- [Entries]:

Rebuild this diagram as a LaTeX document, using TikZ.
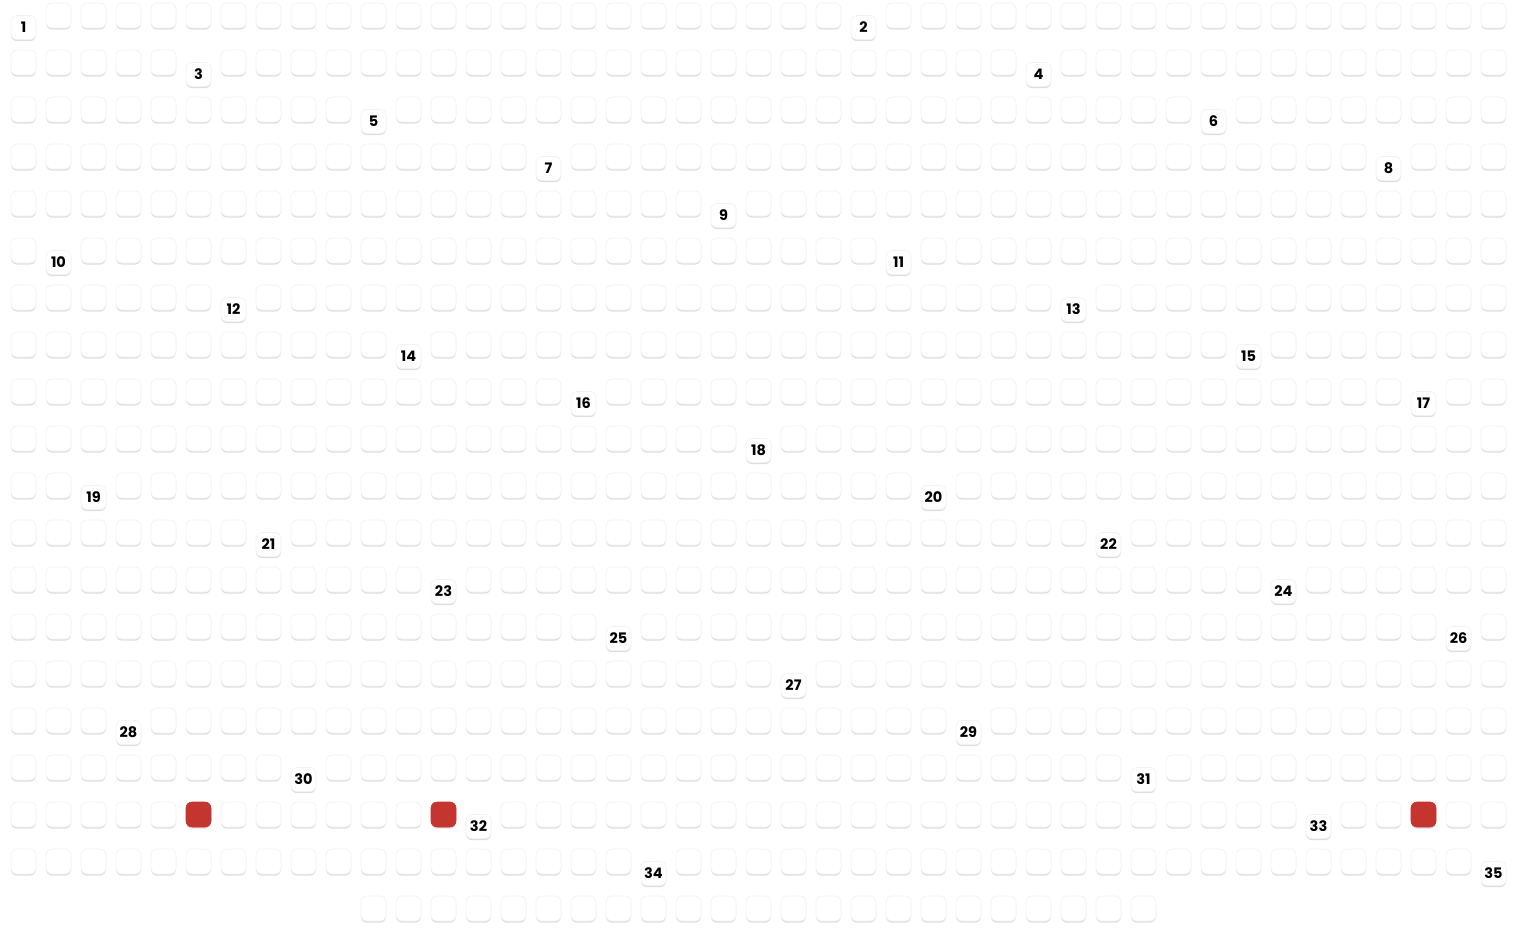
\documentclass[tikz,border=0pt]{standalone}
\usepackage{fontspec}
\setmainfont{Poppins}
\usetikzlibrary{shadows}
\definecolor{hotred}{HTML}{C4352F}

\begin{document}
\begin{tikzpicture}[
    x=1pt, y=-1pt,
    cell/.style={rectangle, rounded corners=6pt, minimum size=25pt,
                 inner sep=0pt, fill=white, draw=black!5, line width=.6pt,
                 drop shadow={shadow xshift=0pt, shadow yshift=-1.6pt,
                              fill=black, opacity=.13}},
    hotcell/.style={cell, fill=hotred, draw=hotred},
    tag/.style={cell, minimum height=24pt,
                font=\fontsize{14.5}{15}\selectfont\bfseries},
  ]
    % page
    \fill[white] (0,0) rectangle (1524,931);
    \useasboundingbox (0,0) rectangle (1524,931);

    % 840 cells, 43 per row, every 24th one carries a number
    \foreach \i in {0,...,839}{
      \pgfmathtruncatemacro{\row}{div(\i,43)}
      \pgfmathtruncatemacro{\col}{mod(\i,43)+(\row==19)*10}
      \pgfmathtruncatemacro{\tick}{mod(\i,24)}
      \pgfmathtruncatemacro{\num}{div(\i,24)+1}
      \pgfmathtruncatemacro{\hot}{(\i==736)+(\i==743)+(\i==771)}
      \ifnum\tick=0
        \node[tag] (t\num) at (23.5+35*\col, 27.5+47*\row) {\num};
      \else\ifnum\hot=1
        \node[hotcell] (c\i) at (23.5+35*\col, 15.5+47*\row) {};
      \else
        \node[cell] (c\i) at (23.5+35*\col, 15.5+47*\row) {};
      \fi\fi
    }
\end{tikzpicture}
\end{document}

* * *

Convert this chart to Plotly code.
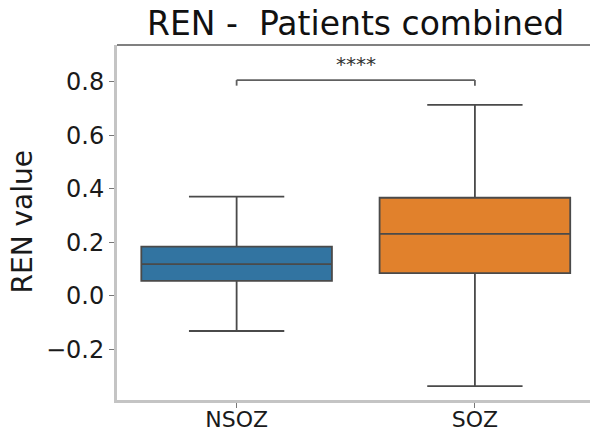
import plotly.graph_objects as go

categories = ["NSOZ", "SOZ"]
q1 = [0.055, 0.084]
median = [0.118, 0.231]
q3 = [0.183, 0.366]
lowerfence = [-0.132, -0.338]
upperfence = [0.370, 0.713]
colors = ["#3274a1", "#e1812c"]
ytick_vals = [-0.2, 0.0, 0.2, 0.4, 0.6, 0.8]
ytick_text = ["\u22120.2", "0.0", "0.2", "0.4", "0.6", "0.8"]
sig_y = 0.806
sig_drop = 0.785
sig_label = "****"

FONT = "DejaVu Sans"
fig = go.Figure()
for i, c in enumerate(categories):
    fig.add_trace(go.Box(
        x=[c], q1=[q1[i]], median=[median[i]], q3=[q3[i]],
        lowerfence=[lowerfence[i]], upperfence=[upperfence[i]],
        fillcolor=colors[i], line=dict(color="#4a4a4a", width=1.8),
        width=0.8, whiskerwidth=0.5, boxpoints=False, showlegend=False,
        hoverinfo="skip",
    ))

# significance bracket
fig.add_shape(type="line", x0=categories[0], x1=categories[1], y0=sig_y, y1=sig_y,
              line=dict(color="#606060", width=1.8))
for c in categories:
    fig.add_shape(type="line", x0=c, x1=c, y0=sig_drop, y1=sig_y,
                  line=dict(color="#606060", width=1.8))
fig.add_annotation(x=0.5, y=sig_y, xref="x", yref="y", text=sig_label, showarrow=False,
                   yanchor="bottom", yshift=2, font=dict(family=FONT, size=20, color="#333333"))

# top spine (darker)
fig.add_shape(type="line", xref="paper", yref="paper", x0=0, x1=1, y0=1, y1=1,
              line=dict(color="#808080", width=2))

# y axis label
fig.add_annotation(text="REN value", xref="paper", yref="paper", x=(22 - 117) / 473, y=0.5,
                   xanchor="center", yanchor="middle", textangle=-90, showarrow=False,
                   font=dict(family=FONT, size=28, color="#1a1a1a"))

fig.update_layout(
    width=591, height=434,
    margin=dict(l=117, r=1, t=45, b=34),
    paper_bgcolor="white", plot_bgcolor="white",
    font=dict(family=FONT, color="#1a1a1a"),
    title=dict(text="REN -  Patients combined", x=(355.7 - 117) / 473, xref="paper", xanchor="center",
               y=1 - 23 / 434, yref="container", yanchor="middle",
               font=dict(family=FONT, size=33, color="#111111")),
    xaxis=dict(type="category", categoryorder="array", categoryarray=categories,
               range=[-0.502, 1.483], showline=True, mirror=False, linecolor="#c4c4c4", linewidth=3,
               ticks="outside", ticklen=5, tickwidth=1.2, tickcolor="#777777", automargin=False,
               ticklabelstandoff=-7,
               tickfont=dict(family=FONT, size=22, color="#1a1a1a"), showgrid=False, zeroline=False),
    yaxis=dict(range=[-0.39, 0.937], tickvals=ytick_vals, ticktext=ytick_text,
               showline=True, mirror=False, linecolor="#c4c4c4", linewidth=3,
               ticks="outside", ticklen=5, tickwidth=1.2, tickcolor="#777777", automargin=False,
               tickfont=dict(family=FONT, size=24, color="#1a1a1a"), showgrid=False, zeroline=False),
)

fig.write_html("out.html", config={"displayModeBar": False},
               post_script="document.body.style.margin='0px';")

- [Task directions]: From the records above, copy exactly the lines starting at the one with "Convert this chart to Plotly code." and ending at the one with "import plotly.graph_objects as go", and no others. Pictures stay out.

- [Response to the exercise]:
Convert this chart to Plotly code.
import plotly.graph_objects as go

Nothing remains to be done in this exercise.